Exercise brief:
Repeat the material exactly from its first line to the line that includes "from bokeh.resources import INLINE". Skip pictures.

══════════════════════════════

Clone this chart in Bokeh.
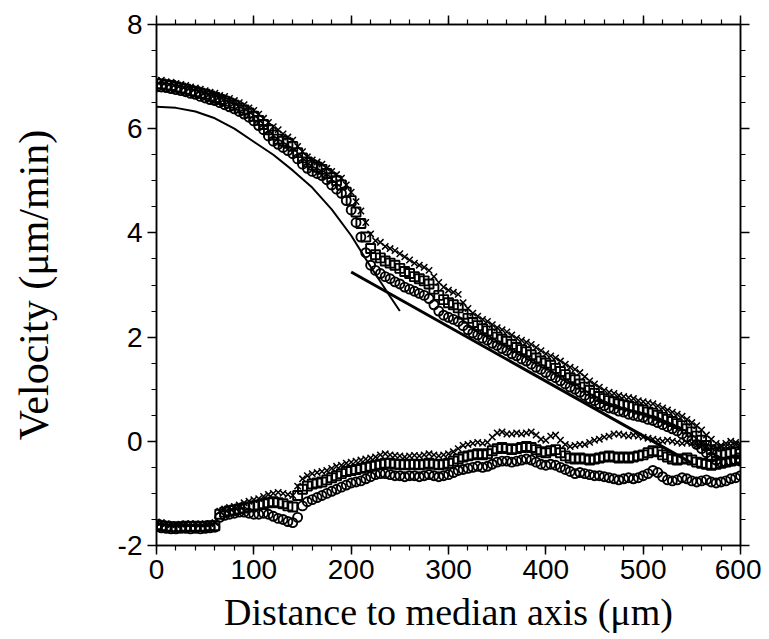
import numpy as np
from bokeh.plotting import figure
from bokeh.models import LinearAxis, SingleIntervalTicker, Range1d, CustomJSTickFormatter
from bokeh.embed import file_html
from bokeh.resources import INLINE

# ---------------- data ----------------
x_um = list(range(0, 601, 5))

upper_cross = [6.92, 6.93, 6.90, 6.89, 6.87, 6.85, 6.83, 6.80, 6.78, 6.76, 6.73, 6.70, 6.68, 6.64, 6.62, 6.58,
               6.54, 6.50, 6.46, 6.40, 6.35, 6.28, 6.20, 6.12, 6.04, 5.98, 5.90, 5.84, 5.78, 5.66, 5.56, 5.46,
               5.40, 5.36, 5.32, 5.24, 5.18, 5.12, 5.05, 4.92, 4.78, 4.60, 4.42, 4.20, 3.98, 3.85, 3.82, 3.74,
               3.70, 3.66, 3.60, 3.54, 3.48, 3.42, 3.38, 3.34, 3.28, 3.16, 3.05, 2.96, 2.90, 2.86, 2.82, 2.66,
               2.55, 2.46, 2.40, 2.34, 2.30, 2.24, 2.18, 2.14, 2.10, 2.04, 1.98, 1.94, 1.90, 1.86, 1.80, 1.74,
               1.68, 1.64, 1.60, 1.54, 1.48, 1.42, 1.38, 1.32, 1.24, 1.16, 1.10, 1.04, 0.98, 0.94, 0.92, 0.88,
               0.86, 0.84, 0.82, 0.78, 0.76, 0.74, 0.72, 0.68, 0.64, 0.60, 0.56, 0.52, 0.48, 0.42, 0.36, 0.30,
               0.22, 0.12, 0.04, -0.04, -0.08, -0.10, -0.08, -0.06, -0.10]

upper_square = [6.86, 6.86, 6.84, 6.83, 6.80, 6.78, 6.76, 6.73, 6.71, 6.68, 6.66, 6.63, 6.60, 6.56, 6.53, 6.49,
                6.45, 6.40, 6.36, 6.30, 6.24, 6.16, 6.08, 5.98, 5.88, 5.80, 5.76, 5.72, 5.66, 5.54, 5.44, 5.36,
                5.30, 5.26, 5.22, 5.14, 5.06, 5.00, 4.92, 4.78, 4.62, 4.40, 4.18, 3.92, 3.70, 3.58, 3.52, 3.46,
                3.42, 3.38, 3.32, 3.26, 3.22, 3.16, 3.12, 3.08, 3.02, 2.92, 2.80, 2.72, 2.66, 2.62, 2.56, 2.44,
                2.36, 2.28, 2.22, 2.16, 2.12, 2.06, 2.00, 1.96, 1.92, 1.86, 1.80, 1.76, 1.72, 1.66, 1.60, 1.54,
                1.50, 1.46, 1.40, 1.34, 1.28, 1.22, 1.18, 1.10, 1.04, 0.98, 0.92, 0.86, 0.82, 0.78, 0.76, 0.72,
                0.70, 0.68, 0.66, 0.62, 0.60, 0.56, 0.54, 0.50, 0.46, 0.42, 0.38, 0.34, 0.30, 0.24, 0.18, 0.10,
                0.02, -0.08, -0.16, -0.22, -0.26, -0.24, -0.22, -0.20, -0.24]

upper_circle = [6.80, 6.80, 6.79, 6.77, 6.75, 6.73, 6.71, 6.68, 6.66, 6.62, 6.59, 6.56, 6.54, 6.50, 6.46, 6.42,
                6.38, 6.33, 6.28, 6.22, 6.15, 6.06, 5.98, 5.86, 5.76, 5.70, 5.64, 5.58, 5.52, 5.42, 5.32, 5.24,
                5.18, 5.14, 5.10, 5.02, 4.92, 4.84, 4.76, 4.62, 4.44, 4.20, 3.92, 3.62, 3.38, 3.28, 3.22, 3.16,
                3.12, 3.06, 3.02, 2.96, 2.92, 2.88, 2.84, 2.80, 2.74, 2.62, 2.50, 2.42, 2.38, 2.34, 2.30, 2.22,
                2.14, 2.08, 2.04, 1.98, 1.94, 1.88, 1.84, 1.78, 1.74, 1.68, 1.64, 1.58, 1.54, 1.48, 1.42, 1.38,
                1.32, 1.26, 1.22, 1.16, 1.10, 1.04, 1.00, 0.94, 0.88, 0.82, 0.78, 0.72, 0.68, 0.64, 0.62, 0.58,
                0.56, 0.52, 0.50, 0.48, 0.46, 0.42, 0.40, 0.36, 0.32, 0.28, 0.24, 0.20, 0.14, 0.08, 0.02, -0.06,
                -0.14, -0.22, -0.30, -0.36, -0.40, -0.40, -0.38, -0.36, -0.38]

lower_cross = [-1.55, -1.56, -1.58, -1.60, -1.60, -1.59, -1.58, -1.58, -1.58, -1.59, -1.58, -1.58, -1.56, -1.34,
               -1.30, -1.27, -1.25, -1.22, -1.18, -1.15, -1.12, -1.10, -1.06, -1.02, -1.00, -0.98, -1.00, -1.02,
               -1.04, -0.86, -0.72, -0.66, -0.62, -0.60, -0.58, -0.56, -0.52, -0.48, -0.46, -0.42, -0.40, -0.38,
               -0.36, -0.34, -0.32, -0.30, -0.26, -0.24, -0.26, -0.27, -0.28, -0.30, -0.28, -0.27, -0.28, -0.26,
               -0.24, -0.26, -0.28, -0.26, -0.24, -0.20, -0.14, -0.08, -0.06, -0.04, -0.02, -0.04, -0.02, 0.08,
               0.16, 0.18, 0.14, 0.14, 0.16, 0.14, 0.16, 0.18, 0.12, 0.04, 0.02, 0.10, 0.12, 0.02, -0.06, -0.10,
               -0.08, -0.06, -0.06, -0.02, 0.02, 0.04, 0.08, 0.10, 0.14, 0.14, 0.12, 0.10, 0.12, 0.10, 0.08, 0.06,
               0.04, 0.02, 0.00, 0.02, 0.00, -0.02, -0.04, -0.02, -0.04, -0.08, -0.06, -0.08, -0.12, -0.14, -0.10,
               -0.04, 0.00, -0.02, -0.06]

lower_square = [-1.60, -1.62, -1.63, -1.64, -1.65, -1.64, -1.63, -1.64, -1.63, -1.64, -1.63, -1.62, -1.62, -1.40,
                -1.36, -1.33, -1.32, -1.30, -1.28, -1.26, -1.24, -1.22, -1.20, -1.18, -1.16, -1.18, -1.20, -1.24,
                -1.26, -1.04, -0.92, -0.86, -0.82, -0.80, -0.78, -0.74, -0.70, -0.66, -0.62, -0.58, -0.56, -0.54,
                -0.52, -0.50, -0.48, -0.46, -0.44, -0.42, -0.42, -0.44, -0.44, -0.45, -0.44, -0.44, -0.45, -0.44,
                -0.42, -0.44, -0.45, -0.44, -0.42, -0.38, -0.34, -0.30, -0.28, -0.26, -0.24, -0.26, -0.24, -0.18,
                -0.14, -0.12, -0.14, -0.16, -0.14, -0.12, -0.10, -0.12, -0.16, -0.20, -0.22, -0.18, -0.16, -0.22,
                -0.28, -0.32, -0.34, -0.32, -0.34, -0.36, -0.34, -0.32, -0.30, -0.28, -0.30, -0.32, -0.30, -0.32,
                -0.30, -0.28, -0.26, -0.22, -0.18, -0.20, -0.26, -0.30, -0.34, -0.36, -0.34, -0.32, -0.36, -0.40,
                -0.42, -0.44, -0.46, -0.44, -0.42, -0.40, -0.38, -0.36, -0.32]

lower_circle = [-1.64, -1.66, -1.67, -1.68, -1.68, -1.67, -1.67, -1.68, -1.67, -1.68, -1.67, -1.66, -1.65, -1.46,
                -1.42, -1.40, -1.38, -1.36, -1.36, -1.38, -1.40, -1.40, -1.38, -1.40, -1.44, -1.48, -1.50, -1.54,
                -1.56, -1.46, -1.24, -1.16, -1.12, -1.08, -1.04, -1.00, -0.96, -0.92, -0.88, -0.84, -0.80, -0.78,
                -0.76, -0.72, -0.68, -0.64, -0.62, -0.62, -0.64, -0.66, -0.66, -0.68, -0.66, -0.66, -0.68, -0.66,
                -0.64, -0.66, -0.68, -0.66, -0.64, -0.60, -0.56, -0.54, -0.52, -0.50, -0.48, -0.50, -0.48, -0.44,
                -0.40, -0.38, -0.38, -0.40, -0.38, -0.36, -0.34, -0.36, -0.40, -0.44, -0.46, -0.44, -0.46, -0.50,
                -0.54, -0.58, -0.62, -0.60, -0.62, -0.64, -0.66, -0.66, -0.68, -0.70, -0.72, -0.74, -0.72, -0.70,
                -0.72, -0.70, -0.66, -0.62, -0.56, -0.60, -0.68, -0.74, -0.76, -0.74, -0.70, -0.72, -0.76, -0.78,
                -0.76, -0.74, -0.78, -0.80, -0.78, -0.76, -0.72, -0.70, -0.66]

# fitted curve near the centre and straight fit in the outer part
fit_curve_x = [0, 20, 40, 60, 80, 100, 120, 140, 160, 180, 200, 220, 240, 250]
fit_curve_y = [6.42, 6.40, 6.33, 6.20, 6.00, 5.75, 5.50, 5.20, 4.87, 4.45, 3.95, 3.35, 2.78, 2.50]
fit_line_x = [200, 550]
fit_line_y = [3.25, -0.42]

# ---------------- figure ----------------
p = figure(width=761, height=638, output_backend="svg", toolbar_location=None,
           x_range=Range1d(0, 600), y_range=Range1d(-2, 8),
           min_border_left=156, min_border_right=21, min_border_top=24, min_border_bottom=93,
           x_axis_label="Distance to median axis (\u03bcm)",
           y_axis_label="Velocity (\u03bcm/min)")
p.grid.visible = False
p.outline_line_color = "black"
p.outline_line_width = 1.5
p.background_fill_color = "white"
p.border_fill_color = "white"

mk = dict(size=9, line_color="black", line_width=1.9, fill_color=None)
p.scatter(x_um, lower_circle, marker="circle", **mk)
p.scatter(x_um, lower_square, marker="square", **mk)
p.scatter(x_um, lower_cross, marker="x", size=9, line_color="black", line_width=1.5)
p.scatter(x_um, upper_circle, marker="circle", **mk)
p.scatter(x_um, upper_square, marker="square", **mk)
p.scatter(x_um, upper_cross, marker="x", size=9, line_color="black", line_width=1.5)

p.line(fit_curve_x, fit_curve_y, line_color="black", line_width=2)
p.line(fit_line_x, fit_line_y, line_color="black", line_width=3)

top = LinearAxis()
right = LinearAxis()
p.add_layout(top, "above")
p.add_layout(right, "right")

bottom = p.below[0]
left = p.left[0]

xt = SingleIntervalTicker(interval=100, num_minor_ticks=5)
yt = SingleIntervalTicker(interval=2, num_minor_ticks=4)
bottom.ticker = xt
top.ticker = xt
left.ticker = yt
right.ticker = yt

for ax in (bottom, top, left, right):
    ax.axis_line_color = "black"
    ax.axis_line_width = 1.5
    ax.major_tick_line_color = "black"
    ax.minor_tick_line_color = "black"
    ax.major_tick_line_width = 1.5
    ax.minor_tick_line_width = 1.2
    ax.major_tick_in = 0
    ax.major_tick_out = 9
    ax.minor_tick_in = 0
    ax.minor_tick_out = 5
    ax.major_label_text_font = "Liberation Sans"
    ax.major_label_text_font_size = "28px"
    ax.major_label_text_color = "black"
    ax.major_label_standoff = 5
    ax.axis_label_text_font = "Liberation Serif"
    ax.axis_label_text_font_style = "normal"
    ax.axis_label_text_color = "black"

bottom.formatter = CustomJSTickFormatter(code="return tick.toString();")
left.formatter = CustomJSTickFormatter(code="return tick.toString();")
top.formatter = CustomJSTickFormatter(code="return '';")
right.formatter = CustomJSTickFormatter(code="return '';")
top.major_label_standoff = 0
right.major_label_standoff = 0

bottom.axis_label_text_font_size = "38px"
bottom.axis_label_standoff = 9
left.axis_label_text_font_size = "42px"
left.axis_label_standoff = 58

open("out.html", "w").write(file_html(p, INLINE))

══════════════════════════════

Answer to the problem:
Clone this chart in Bokeh.
import numpy as np
from bokeh.plotting import figure
from bokeh.models import LinearAxis, SingleIntervalTicker, Range1d, CustomJSTickFormatter
from bokeh.embed import file_html
from bokeh.resources import INLINE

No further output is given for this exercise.